1. I do it with CPU software, pixel by pixel. But I don't know how it would perform if I want a decent refresh rate. I may want to do rapid scaling as well. That's why I asked this question.
2. I do it with fragment shader, but I generate a primitive every stroke, or every 5 points, that covers where the stroke is to be drawn. In this case.

• Are the vertices generated on the CPU or GPU?
• Can I access the sampled point's coordinate and fragment's coordinate from the fragment shader?

3. I can do it on GPU with other kinds of shaders. Maybe compute shader? I'm still looking up what it does. But it seems to be able to write directly into a GPU buffer. Can I just write in and present the buffer as pixels, then?

[Fidius-jko]

You can port this to wgpu and rust. This project rasterizes glyph by gpu.

[sotrh]

* Are the vertices generated on the CPU or GPU?

You can generate the vertices on the CPU or the GPU, but they'll get uploaded to the GPU if you want to leverage the GPU's compute power.

* Can I access the sampled point's coordinate and fragment's coordinate from the fragment shader?

It depends on how your pipeline is set up. I can think of a few ways to do this.

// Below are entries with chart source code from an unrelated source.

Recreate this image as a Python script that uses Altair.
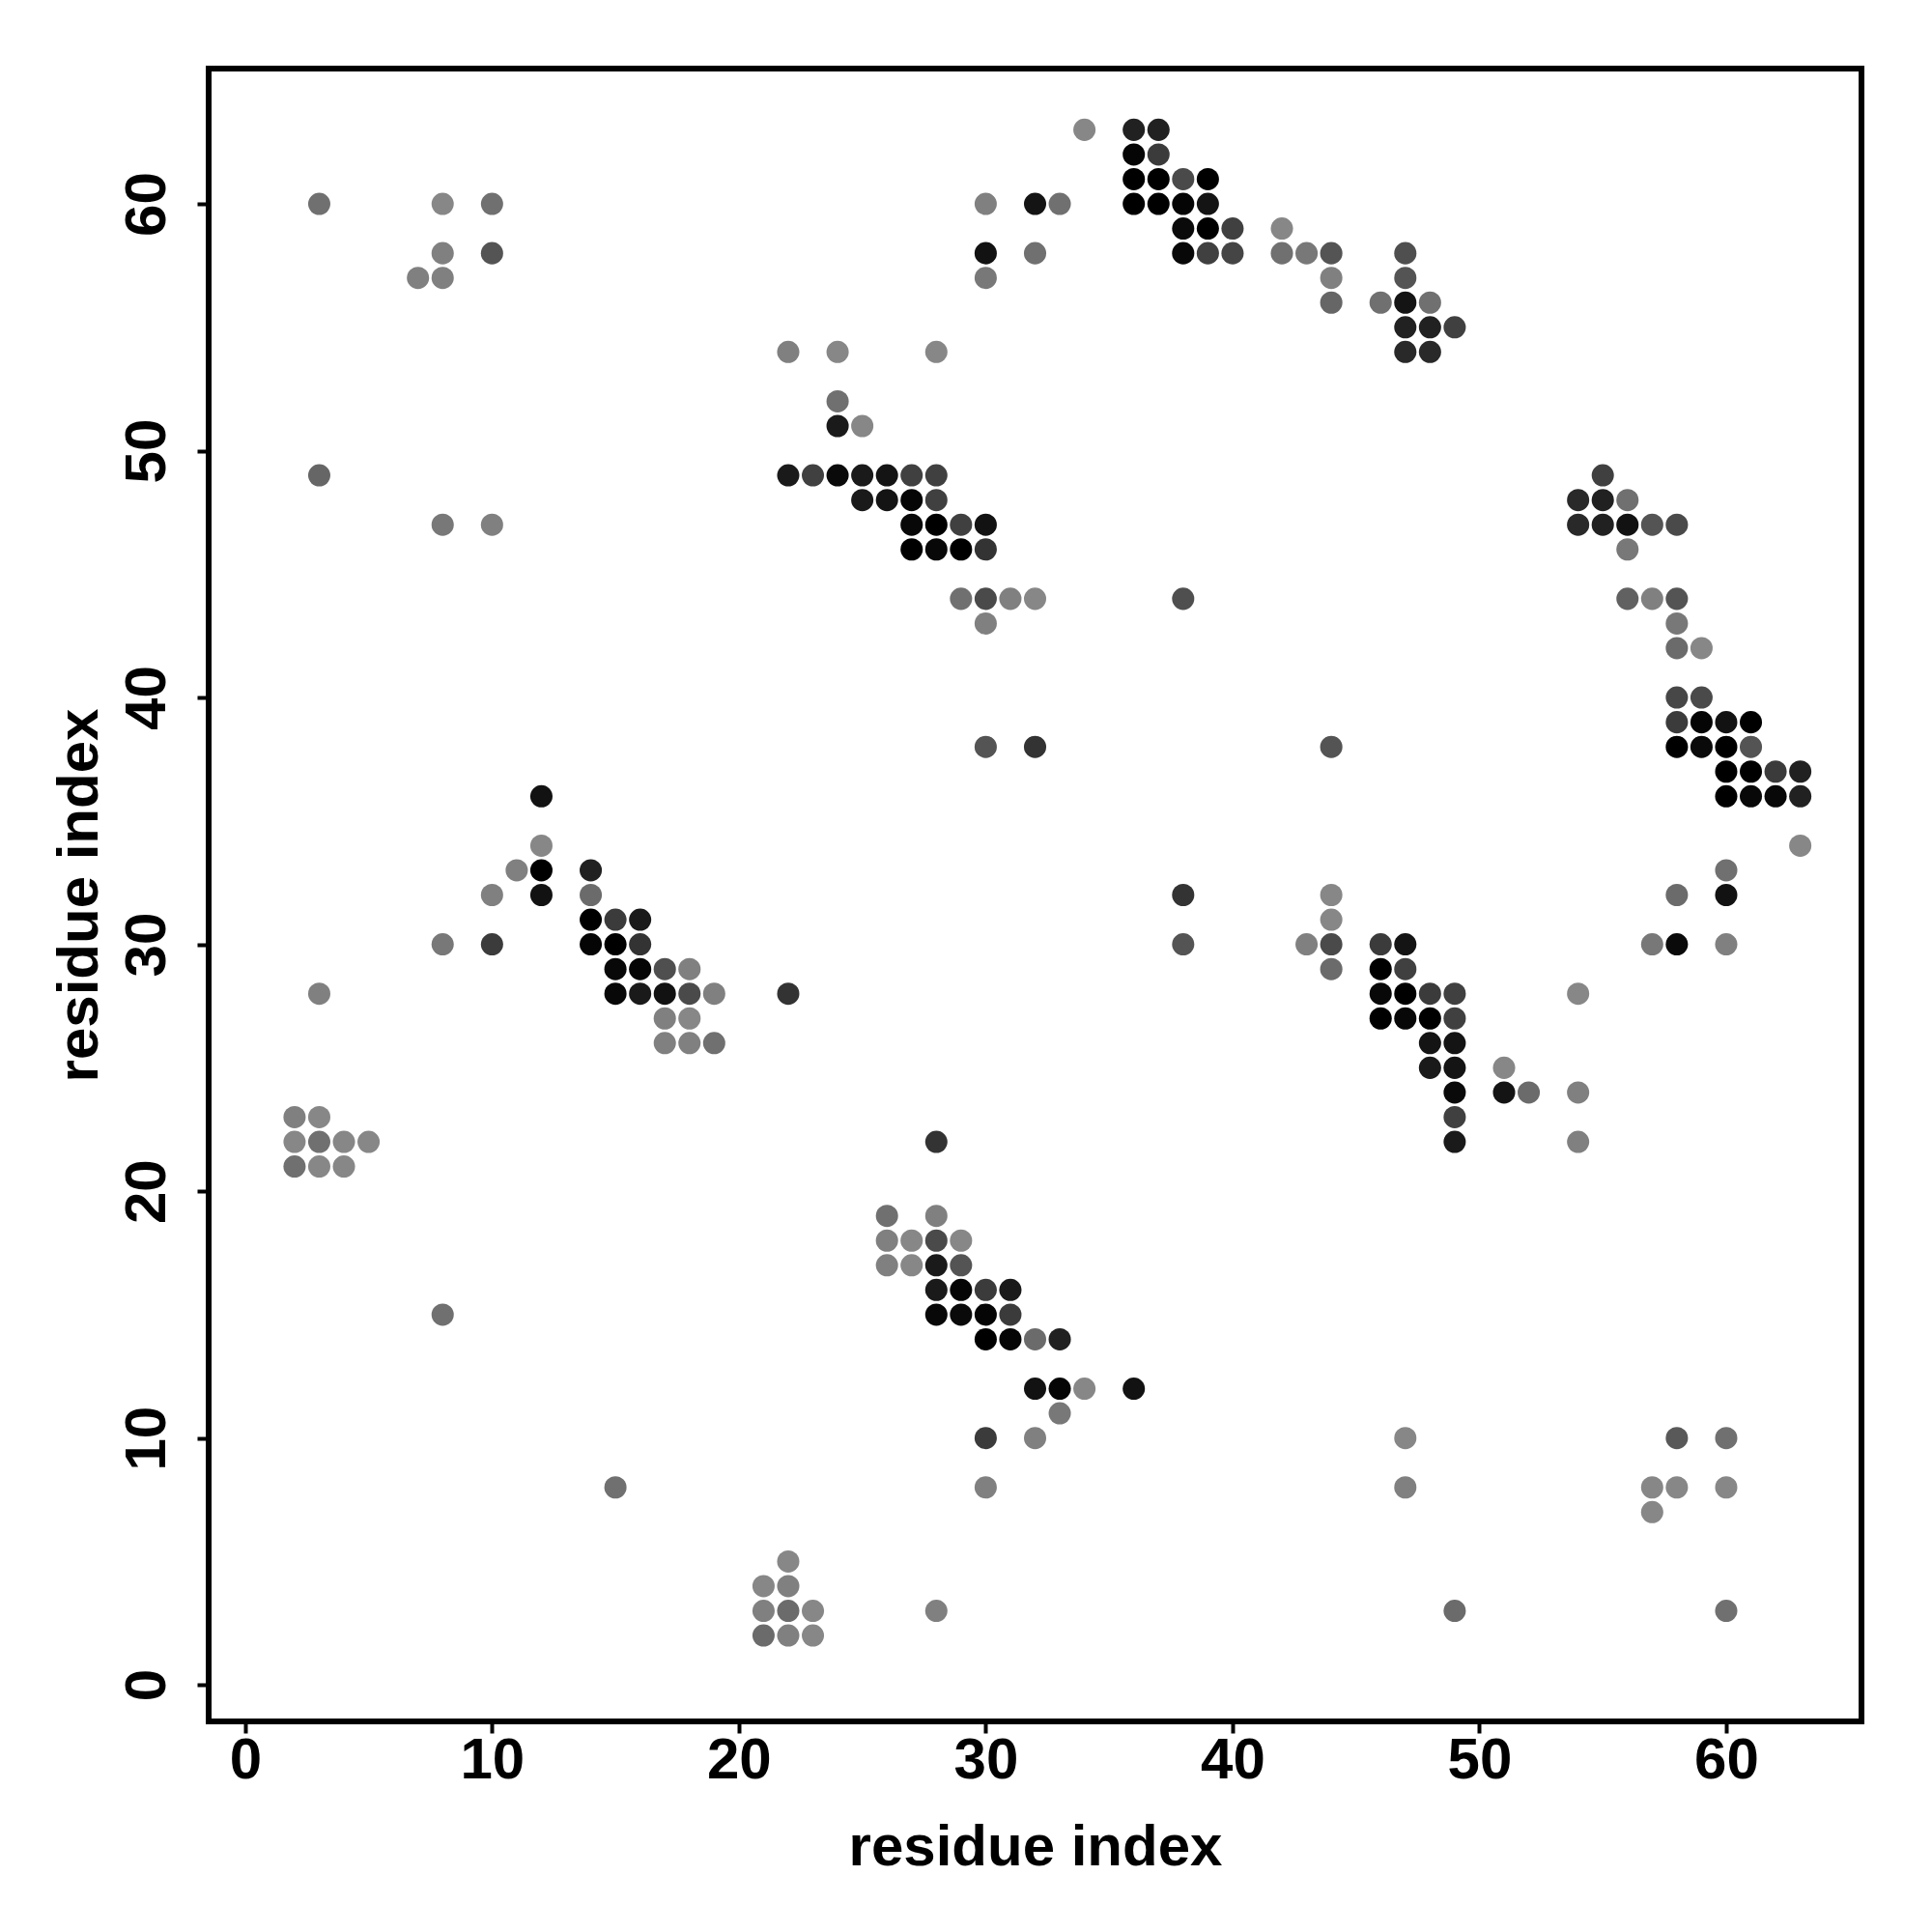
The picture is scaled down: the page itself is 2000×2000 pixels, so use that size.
import altair as alt
import pandas as pd

# contact map: residue i (x), residue j (y), predicted contact strength (grey darkness)
res_x = [
    34, 36, 37,
    36, 37,
    36, 37, 38, 39,
    3, 8, 10, 30, 32, 33, 36, 37, 38, 39,
    38, 39, 40, 42,
    8, 10, 30, 32, 38, 39, 40, 42, 43, 44, 47,
    7, 8, 30, 44, 47,
    44, 46, 47, 48,
    47, 48, 49,
    22, 24, 28, 47, 48,
    24,
    24, 25,
    3, 22, 23, 24, 25, 26, 27, 28, 55,
    25, 26, 27, 28, 54, 55, 56,
    8, 10, 27, 28, 29, 30, 54, 55, 56, 57, 58,
    27, 28, 29, 30, 56,
    29, 30, 31, 32, 38, 56, 57, 58,
    30, 58,
    58, 59,
    58, 59,
    58, 59, 60, 61,
    30, 32, 44, 58, 59, 60, 61,
    60, 61, 62, 63,
    12, 60, 61, 62, 63,
    12, 63,
    11, 12, 14, 60,
    10, 12, 14, 38, 44, 58, 60,
    14, 15, 16, 44,
    8, 10, 14, 15, 16, 38, 43, 44, 46, 47, 57, 58, 60,
    15, 16, 17, 18, 44, 46, 47,
    3, 15, 16, 17, 18, 19, 22, 46, 47, 48, 49, 54,
    17, 18, 46, 47, 48, 49,
    17, 18, 19, 48, 49,
    48, 49, 51,
    49, 51, 52, 54,
    2, 3, 49,
    2, 3, 4, 5, 28, 49, 54,
    2, 3, 4,
    26, 28,
    26, 27, 28, 29,
    26, 27, 28, 29,
    28, 29, 30, 31,
    8, 28, 29, 30, 31,
    30, 31, 32, 33,
    32, 33, 34, 36,
    33,
    30, 32, 47, 58, 60,
    15, 30, 47, 57, 58, 60,
    57,
    22,
    21, 22,
    21, 22, 23, 28, 49, 60,
    21, 22, 23,
]

res_y = [
    63, 63, 63,
    62, 62,
    61, 61, 61, 61,
    60, 60, 60, 60, 60, 60, 60, 60, 60, 60,
    59, 59, 59, 59,
    58, 58, 58, 58, 58, 58, 58, 58, 58, 58, 58,
    57, 57, 57, 57, 57,
    56, 56, 56, 56,
    55, 55, 55,
    54, 54, 54, 54, 54,
    52,
    51, 51,
    49, 49, 49, 49, 49, 49, 49, 49, 49,
    48, 48, 48, 48, 48, 48, 48,
    47, 47, 47, 47, 47, 47, 47, 47, 47, 47, 47,
    46, 46, 46, 46, 46,
    44, 44, 44, 44, 44, 44, 44, 44,
    43, 43,
    42, 42,
    40, 40,
    39, 39, 39, 39,
    38, 38, 38, 38, 38, 38, 38,
    37, 37, 37, 37,
    36, 36, 36, 36, 36,
    34, 34,
    33, 33, 33, 33,
    32, 32, 32, 32, 32, 32, 32,
    31, 31, 31, 31,
    30, 30, 30, 30, 30, 30, 30, 30, 30, 30, 30, 30, 30,
    29, 29, 29, 29, 29, 29, 29,
    28, 28, 28, 28, 28, 28, 28, 28, 28, 28, 28, 28,
    27, 27, 27, 27, 27, 27,
    26, 26, 26, 26, 26,
    25, 25, 25,
    24, 24, 24, 24,
    23, 23, 23,
    22, 22, 22, 22, 22, 22, 22,
    21, 21, 21,
    19, 19,
    18, 18, 18, 18,
    17, 17, 17, 17,
    16, 16, 16, 16,
    15, 15, 15, 15, 15,
    14, 14, 14, 14,
    12, 12, 12, 12,
    11,
    10, 10, 10, 10, 10,
    8, 8, 8, 8, 8, 8,
    7,
    5,
    4, 4,
    3, 3, 3, 3, 3, 3,
    2, 2, 2,
]

strength = [
    .47, .87, .87,
    .98, .77,
    1.0, 1.0, .71, 1.0,
    .56, .47, .56, .50, .92, .56, 1.0, 1.0, .98, .92,
    .96, 1.0, .75, .47,
    .50, .67, .93, .56, .97, .75, .73, .56, .53, .67, .69,
    .50, .50, .53, .50, .67,
    .60, .56, .92, .56,
    .87, .87, .75,
    .50, .47, .47, .84, .84,
    .56,
    .90, .47,
    .60, .90, .75, .96, .90, .92, .75, .75, .75,
    .90, .92, .98, .75, .84, .87, .56,
    .53, .50, .97, 1.0, .75, .93, .84, .87, .93, .67, .71,
    1.0, .97, 1.0, .80, .53,
    .56, .71, .50, .47, .69, .62, .50, .67,
    .50, .53,
    .58, .47,
    .72, .71,
    .77, .98, .93, 1.0,
    .67, .80, .67, 1.0, .96, 1.0, .67,
    1.0, 1.0, .77, .87,
    .93, 1.0, .97, .97, .87,
    .47, .47,
    .50, 1.0, .87, .56,
    .50, .93, .58, .80, .47, .58, .93,
    1.0, .77, .90, .47,
    .53, .77, .98, 1.0, .80, .67, .50, .71, .77, .92, .53, .96, .50,
    .97, .98, .69, .50, .58, 1.0, .75,
    .50, .97, .90, .93, .71, .50, .80, .97, 1.0, .77, .75, .47,
    .50, .47, 1.0, .97, 1.0, .75,
    .50, .50, .56, .92, .92,
    .90, .92, .47,
    .96, .92, .58, .50,
    .50, .47, .75,
    .47, .56, .47, .47, .80, .90, .50,
    .56, .47, .47,
    .56, .50,
    .50, .47, .71, .47,
    .50, .47, .90, .67,
    .90, .98, .77, .90,
    .56, .97, .96, .98, .77,
    1.0, .98, .58, .87,
    .93, .98, .47, .93,
    .53,
    .77, .50, .47, .65, .56,
    .56, .50, .50, .47, .47, .47,
    .47,
    .47,
    .47, .50,
    .50, .58, .47, .50, .58, .56,
    .58, .50, .47,
]

tick_values = [0, 10, 20, 30, 40, 50, 60]
axis_title = "residue index"

df = pd.DataFrame({"i": res_x, "j": res_y, "p": strength})

FONT = "Liberation Sans"
W = 1711
H = 1711
dom = [-1.48, 65.48]

chart = (
    alt.Chart(df)
    .mark_circle(opacity=1, strokeWidth=0)
    .encode(
        x=alt.X(
            "i:Q",
            scale=alt.Scale(domain=dom, nice=False, zero=False),
            axis=alt.Axis(
                values=tick_values,
                title=axis_title,
                labelBaseline="alphabetic",
                labelPadding=46,
                titleX=W / 2,
                titleY=148,
                titleAlign="center",
                titleBaseline="alphabetic",
            ),
        ),
        y=alt.Y(
            "j:Q",
            scale=alt.Scale(domain=dom, nice=False, zero=False),
            axis=alt.Axis(
                values=tick_values,
                title=axis_title,
                labelAngle=270,
                labelAlign="center",
                labelBaseline="alphabetic",
                labelPadding=34,
                titleAngle=270,
                titleX=-116,
                titleY=H / 2,
                titleAlign="center",
                titleBaseline="alphabetic",
            ),
        ),
        color=alt.Color(
            "p:Q",
            scale=alt.Scale(domain=[0, 1], range=["#ffffff", "#000000"], interpolate="rgb"),
            legend=None,
        ),
        size=alt.value(530),
    )
    .properties(
        width=W,
        height=H,
        background="white",
        autosize=alt.AutoSizeParams(type="none"),
        padding={"left": 208, "top": 63, "right": 65, "bottom": 210},
    )
    .configure_view(stroke="black", strokeWidth=6, fill="white")
    .configure_axis(
        grid=False,
        domain=False,
        ticks=True,
        tickSize=12,
        tickWidth=4,
        tickColor="black",
        labelFont=FONT,
        labelFontSize=60,
        labelFontWeight="bold",
        labelColor="black",
        labelFlush=False,
        labelOverlap=False,
        titleFont=FONT,
        titleFontSize=60,
        titleFontWeight="bold",
        titleColor="black",
    )
)

chart.save("out.html", embed_options={"renderer": "svg", "actions": False})
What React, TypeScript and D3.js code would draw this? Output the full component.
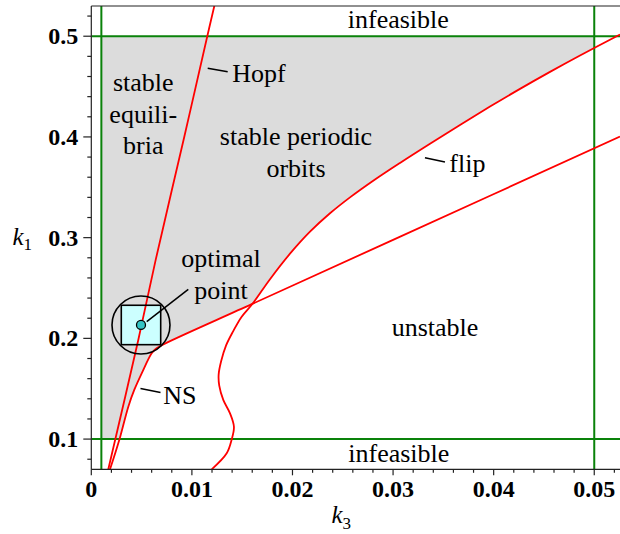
import React from 'react';
import * as d3 from 'd3';

type P = [number, number];

// Bifurcation curves in (k3, k1)
const hopf: P[] = [
  [0.00169, 0.07], [0.00467, 0.1984], [0.0064, 0.2779], [0.00924, 0.4], [0.01153, 0.5], [0.01223, 0.53],
];
const ns: P[] = [
  [0.00186, 0.07], [0.00278, 0.0991], [0.00368, 0.1322], [0.00427, 0.1488], [0.00501, 0.1653],
  [0.006, 0.1852], [0.0064, 0.1895], [0.007, 0.1932], [0.016, 0.2342], [0.03, 0.2978], [0.05256, 0.4003],
];
const flip: P[] = [
  [0.01197, 0.07], [0.01346, 0.0859], [0.01396, 0.0998], [0.01418, 0.1123], [0.01379, 0.1256],
  [0.01312, 0.1389], [0.01272, 0.1530], [0.01266, 0.1640], [0.01290, 0.1770], [0.01340, 0.1930],
  [0.01410, 0.2070], [0.01495, 0.2215], [0.01601, 0.2341], [0.017765, 0.25875], [0.019754, 0.28406],
  [0.021742, 0.30591], [0.02373, 0.32418], [0.025718, 0.33997], [0.028204, 0.35774], [0.030689, 0.37422],
  [0.033672, 0.39328], [0.036654, 0.41195], [0.039636, 0.43012], [0.042619, 0.44769], [0.045601, 0.46457],
  [0.048584, 0.48085], [0.05256, 0.5017],
];
const crossing: P = [0.01601, 0.2341];

// feasibility limits
const k3Limits = [0.001, 0.05];
const k1Limits = [0.1, 0.5];

const optimal: P = [0.00494, 0.2133];

const xMajor = [0, 0.01, 0.02, 0.03, 0.04, 0.05];
const xMajorLabels = ['0', '0.01', '0.02', '0.03', '0.04', '0.05'];
const yMajor = [0.1, 0.2, 0.3, 0.4, 0.5];
const yMajorLabels = ['0.1', '0.2', '0.3', '0.4', '0.5'];

// region / annotation labels
const labels: { lines: string[]; at: P; anchor: string }[] = [
  { lines: ['infeasible'], at: [0.03052, 0.5082], anchor: 'middle' },
  { lines: ['infeasible'], at: [0.03057, 0.0777], anchor: 'middle' },
  { lines: ['unstable'], at: [0.03417, 0.2023], anchor: 'middle' },
  { lines: ['stable', 'equili-', 'bria'], at: [0.00517, 0.4459], anchor: 'middle' },
  { lines: ['stable periodic', 'orbits'], at: [0.02035, 0.3915], anchor: 'middle' },
  { lines: ['optimal', 'point'], at: [0.01289, 0.2709], anchor: 'middle' },
  { lines: ['Hopf'], at: [0.01402, 0.4548], anchor: 'start' },
  { lines: ['flip'], at: [0.03559, 0.3655], anchor: 'start' },
  { lines: ['NS'], at: [0.00716, 0.1348], anchor: 'start' },
];
const leaders: [P, P][] = [
  [[0.01157, 0.4682], [0.01356, 0.4648]],
  [[0.03317, 0.3794], [0.03516, 0.3751]],
  [[0.00489, 0.1502], [0.00688, 0.1463]],
  [[0.00551, 0.2166], [0.00964, 0.2487]],
];

export default function App() {
  const W = 620, H = 534;
  const x = d3.scaleLinear().domain([0, 0.05256]).range([91.3, 620]);
  const y = d3.scaleLinear().domain([0.07, 0.53]).range([469.3, 6]);
  const line = d3.line<P>().x(d => x(d[0])).y(d => y(d[1])).curve(d3.curveCatmullRom.alpha(0.5));

  const nsPart = ns.filter(p => p[0] < crossing[0]).concat([crossing]);
  const flipPart = [crossing as P].concat(flip.filter(p => p[1] > crossing[1]));
  const grayPath =
    (line(nsPart) || '') +
    (line(flipPart) || '').replace(/^M/, 'L') +
    `L${x(0)},${y(0.53)}L${x(0)},${y(0.07)}Z`;

  const xMinor = d3.range(0, 0.0525, 0.002).filter(v => !xMajor.some(m => Math.abs(m - v) < 1e-9));
  const yMinor = d3.range(0.08, 0.53, 0.02).filter(v => !yMajor.some(m => Math.abs(m - v) < 1e-9));

  const serif = "'Liberation Serif', 'Times New Roman', serif";
  const green = '#0a820a';
  const axisColor = '#222';
  const x0 = x(0), yb = y(0.07), yt = y(0.53), xr = x(0.05256);
  const ox = x(optimal[0]), oy = y(optimal[1]);

  return (
    <svg width={W} height={H} style={{ position: 'fixed', left: 0, top: 0, background: '#fff', fontFamily: serif }}>
      <defs>
        <clipPath id="feas">
          <rect x={x(k3Limits[0])} y={y(k1Limits[1])} width={x(k3Limits[1]) - x(k3Limits[0])}
            height={y(k1Limits[0]) - y(k1Limits[1])} />
        </clipPath>
        <clipPath id="plot">
          <rect x={x0} y={yt} width={xr - x0} height={yb - yt} />
        </clipPath>
      </defs>
      <path d={grayPath} fill="#dcdcdc" clipPath="url(#feas)" />
      {/* optimal square fill */}
      <rect x={ox - 19.7} y={oy - 19.7} width={39.4} height={39.4} fill="#ccffff" />
      {/* feasibility boundaries */}
      <g stroke={green} strokeWidth={2} clipPath="url(#plot)">
        {k3Limits.map((v, i) => <line key={'v' + i} x1={x(v)} x2={x(v)} y1={yt} y2={yb} />)}
        {k1Limits.map((v, i) => <line key={'h' + i} x1={x0} x2={xr} y1={y(v)} y2={y(v)} />)}
      </g>
      {/* bifurcation curves */}
      <g fill="none" stroke="#ff0000" strokeWidth={1.8} clipPath="url(#plot)">
        <path d={line(hopf) || ''} />
        <path d={line(ns) || ''} />
        <path d={line(flip) || ''} />
      </g>
      {/* optimal point markers */}
      <rect x={ox - 19.7} y={oy - 19.7} width={39.4} height={39.4} fill="none" stroke="#000" strokeWidth={1.6} />
      <circle cx={ox} cy={oy} r={29} fill="none" stroke="#000" strokeWidth={1.6} />
      <circle cx={ox} cy={oy} r={4.5} fill="#33c4c4" stroke="#000" strokeWidth={1.3} />
      {/* leaders */}
      <g stroke="#000" strokeWidth={1.5}>
        {leaders.map((l, i) => (
          <line key={i} x1={x(l[0][0])} y1={y(l[0][1])} x2={x(l[1][0])} y2={y(l[1][1])} />
        ))}
      </g>
      {/* labels */}
      <g fontSize={26} fill="#000">
        {labels.map((l, i) => (
          <text key={i} x={x(l.at[0])} y={y(l.at[1])} textAnchor={l.anchor}>
            {l.lines.map((t, j) => (
              <tspan key={j} x={x(l.at[0])} dy={j === 0 ? 0 : 31.8}>{t}</tspan>
            ))}
          </text>
        ))}
      </g>
      {/* axes */}
      <g stroke={axisColor} strokeWidth={1.2}>
        <line x1={x0} x2={xr} y1={yb} y2={yb} />
        <line x1={x0} x2={xr} y1={yt} y2={yt} />
        <line x1={x0} x2={x0} y1={yt} y2={yb} />
        {xMajor.map((v, i) => <line key={'xM' + i} x1={x(v)} x2={x(v)} y1={yb} y2={yb + 6} />)}
        {xMinor.map((v, i) => <line key={'xm' + i} x1={x(v)} x2={x(v)} y1={yb} y2={yb + 3.5} />)}
        {yMajor.map((v, i) => <line key={'yM' + i} x1={x0 - 8} x2={x0} y1={y(v)} y2={y(v)} />)}
        {yMinor.map((v, i) => <line key={'ym' + i} x1={x0 - 4} x2={x0} y1={y(v)} y2={y(v)} />)}
      </g>
      <g fontSize={24} fontWeight="bold" fill="#000">
        {xMajor.map((v, i) => (
          <text key={'xl' + i} x={x(v)} y={yb + 28} textAnchor="middle">{xMajorLabels[i]}</text>
        ))}
        {yMajor.map((v, i) => (
          <text key={'yl' + i} x={x0 - 13} y={y(v) + 8} textAnchor="end">{yMajorLabels[i]}</text>
        ))}
      </g>
      <text x={12.5} y={245} fontSize={25} fontStyle="italic">k<tspan fontStyle="normal" fontSize={17} dy={5}>1</tspan></text>
      <text x={331.5} y={523} fontSize={25} fontStyle="italic">k<tspan fontStyle="normal" fontSize={17} dy={6}>3</tspan></text>
    </svg>
  );
}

1. Generate the vertices of the curve and store them as a vertex buffer. You can do this on the CPU, or in the GPU as a compute shader. The CPU one is likely easier and as long as your just uploading the new vertices it should be fairly performant. The compute shader variant seems like it would be more trouble as it's worth as if your only creating a few new vertices every frame, a CPU based approach isn't much more expensive.
2. Store the points on the curve and calculate the signed distance field of the curve. This method is the most flexible as you won't have to resize the mesh if you want to zoom in. Rendering is a bit more expensive as you basically do all the math for every curve every frame, but with modern GPUs that shouldn't be that big of an issue.

Here's an example of the SDF approach I've used here

Here's the SDF of the strokes

Ultimately it's up to you what you want to do.

[sotrh]

Closing for now